Microsoft and indeed other companies have to go through significant censorship before their products can be used in China. It is the same for movies, music, TV, games, and all other forms of media.
In terms of Microsoft, this involves censoring/removing content that highlights some of the less than glowing parts of China’s history. A notable example if the Tiananmen Square massacre. As you might expect, Microsoft is not permitted to show any information on Bing Search related to the event, including images of the infamous Tank Man.
LinkedIn Profile Blocking
Recently, Microsoft accidentally spread that censorship worldwide, meaning the Tank Man image was off limits for Bing users around the world. In the latest clear indication Microsoft kneels to China’s demands, the company actively hides LinkedIn profiles in China if they mention Tiananmen Square.
Cybersecurity researcher Kevin Beaumont discovered the censorship. Before hiding a profile, LinkedIn sends the following messages to users:
“Your LinkedIn profile is an integral part of how you present your professional self to the world. That’s why we believe it’s important to inform you that due to the presence of prohibited content located in the Skills & endorsements section of your Linkedin profile, your profile and your public activity. such as your comments and items you share with your network, will not be made viewable in China. Your profile and activity continues to remain viewable throughout the rest of the countries in which Linkedin is available. We will work with you to minimize the impact and can review your profile’s accessibility within China if you update the Skills & endorsements section of your profile. But the decision whether to update your profile is yours.
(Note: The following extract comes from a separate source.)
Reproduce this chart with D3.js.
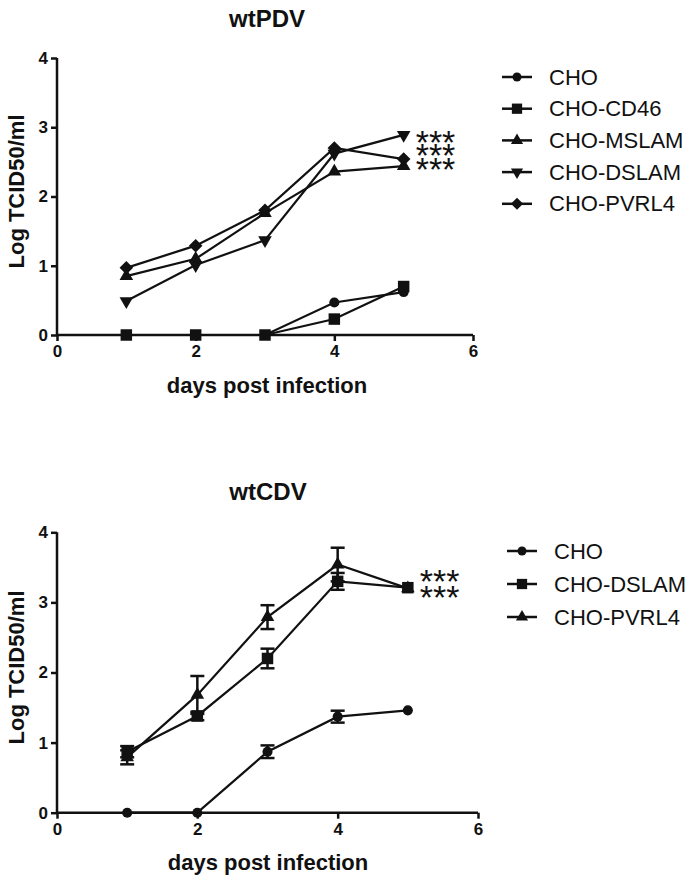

In February 2014, we began offering a localized version of Linkedin in China. We believe that people everywhere can benefit from Chinese individuals connecting with each other and Linkedin members in other parts of the world, and that the creation of economic opportunity can have a profound impact on their lives and the lives of their families and communities.
While we strongly support freedom of expression, we recognized when we launched that we would need to adhere to the requirements of the Chinese government in order to operate in China. As a reminder, your profile will remain viewable throughout the rest of the countries in which Linkedin is available.”
Rock and a Hard Place
Sure, LinkedIn is essentially apologizing in a “we don’t agree but want to make money” kind of way, and that’s exactly the problem Microsoft faces in China. As a massive market, it make economic sense for the company to play China’s games and censor content locally. However, it comes at the cost of making the company look hypocritical.
Let’s be clear again, this is not an issue unique to Microsoft. It is a universal problem for any company wanting to do business in China. One question is, why do companies keep bowing to China’s rules and not take a unified stance? Well, once again it comes down to money. Never forget a private company is more interested in profit that your human rights, no matter how noble they may appear.